Sometimes when I go out to restaurants and bars that are not completely populated by other gay folks, I scare people in the bathroom. This Saturday night, I was out with three friends and I had to use the restroom. When I walked in, there was a person in the other stall, and no one waiting. I entered the available stall and while I was using it, three or four women walked in–talking to each other. My heart stopped– just for a second. This hadn’t happened in awhile.
First, I was wearing a tie. Ties detract from every feminine aspect of my body– my chest, the width of my hips, the softness of my face/features– it seems like straight women see the tie first and the person wearing it second– so when i came out of the stall, two of them gasped before realizing I was female.
This is one of the prices I pay for my gender presentation in spaces where there is no single-user restroom available. I know many many people who experience this kind of pressure and fear and frustration every time they need to use a public restroom. Generally I can speak and immediately assuage the discomfort of the other women in the bathroom– my voice isn’t very high, but it’s certainly not the voice of a man (and less masculine now that I quit smoking).
Should I speak to assuage their discomfort? Does my right to pee in public supercede their right to feel safe in the restroom? No, it doesn’t. But it doesn’t supercede my right to feel safe in the restroom either.
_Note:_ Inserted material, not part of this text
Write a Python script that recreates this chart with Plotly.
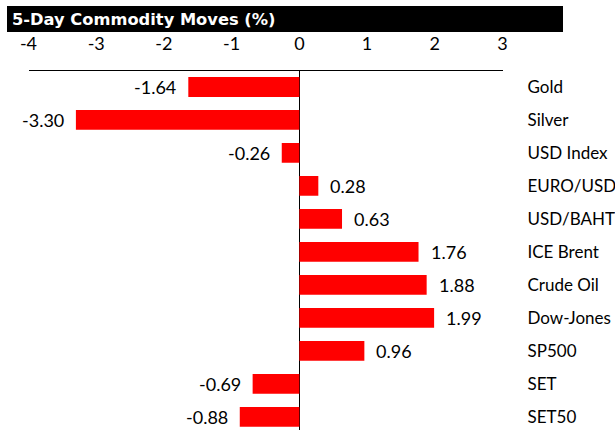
import plotly.graph_objects as go

W, H = 615, 430

categories = ["Gold", "Silver", "USD Index", "EURO/USD", "USD/BAHT", "ICE Brent",
              "Crude Oil", "Dow-Jones", "SP500", "SET", "SET50"]
values = [-1.64, -3.30, -0.26, 0.28, 0.63, 1.76, 1.88, 1.99, 0.96, -0.69, -0.88]
x_ticks = [-4, -3, -2, -1, 0, 1, 2, 3]
title_text = "5-Day Commodity Moves (%)"

FONT = "Lato, Carlito, Calibri, sans-serif"

fig = go.Figure()
fig.add_trace(go.Bar(
    x=values, y=categories, orientation="h",
    marker=dict(color="#ff0000", line=dict(width=0)),
    width=0.6, hoverinfo="skip",
))

annotations = []
for c, v in zip(categories, values):
    annotations.append(dict(
        x=v, y=c, xref="x", yref="y", text=f"{v:.2f}", showarrow=False,
        xanchor="left" if v >= 0 else "right",
        xshift=10 if v >= 0 else -10,
        font=dict(family=FONT, size=18, color="#000000"),
    ))
annotations.append(dict(
    x=10 / W, y=1 - 19 / H, xref="paper", yref="paper", text="<b>" + title_text + "</b>",
    showarrow=False, xanchor="left", yanchor="middle",
    font=dict(family="DejaVu Sans, Verdana, sans-serif", size=16.3, color="#ffffff"),
))

fig.update_layout(
    width=W, height=H,
    margin=dict(l=0, r=0, t=0, b=0),
    paper_bgcolor="white", plot_bgcolor="white",
    showlegend=False,
    annotations=annotations,
    shapes=[dict(type="rect", xref="paper", yref="paper",
                 x0=7 / W, x1=563 / W, y0=1 - 32 / H, y1=1 - 6 / H,
                 fillcolor="#000000", line=dict(width=0), layer="above")],
    xaxis=dict(
        domain=[28.5 / W, 502.5 / W], range=[-4, 3], side="top",
        tickvals=x_ticks, ticktext=[str(t) for t in x_ticks],
        showgrid=False, zeroline=True, zerolinecolor="#000000", zerolinewidth=1,
        showline=True, linecolor="#000000", linewidth=1, ticks="",
        ticklabelstandoff=12, automargin=False, fixedrange=True,
        tickfont=dict(family=FONT, size=18, color="#000000"),
    ),
    yaxis=dict(
        domain=[0, 1 - 70.5 / H], range=[10.4, -0.5], side="right",
        showgrid=False, zeroline=False, showline=False, ticks="",
        ticklabelstandoff=24, automargin=False, fixedrange=True,
        tickfont=dict(family=FONT, size=17, color="#000000"),
    ),
)

fig.write_html("out.html", config={"displayModeBar": False},
               post_script="document.body.style.margin='0';document.body.style.overflow='hidden';")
Someone told me to dress more femininely when I go to straight places. Well, that defeats the purpose of spending 32 years becoming the person I am. I don’t have and don’t want separate outfits to wear when I go to straight places (which are most places–even most places that I go).
Recently, my department at work was moved down two floors. We are mostly still sitting near the same people we have always sat near. I have never experienced any kind of gender or sexuality discrimination at work– I am very very lucky, I know, but my workplace is committed to being a great place to work. The move has resulted in us sharing a restroom with a whole new department of people we don’t know, and I told “wrong bathroom” at work the other day by someone I don’t know. I replied politely, “I don’t think so” and when i turned to face the person, I could see her surprise that she was wrong. I guess I’ll use the unisex a little more often until people who don’t know me are accustomed to seeing me at the copier or in the halls….which honestly is fine by me because I prefer using the unisex, but don’t want to occupy it in the even that a person with a disability is in need of the facilities.
It’s funny– I do identify as butch, but I don’t think I look like a man [nor do I want to look like a man]. I have the round body of a fat woman, but my chest is smallish [thanks, 1996 reduction!] just because I’m wearing men’s clothes doesn’t mean I’m in the wrong bathroom.
This has been happening to me for years. It happens more when I am thinner, and it happens more depending on my hairstyle. It happens more in the winter than in the summer. It happens more in bars than professional settings. It happens more in Cincinnati than Minneapolis. It happens more and more.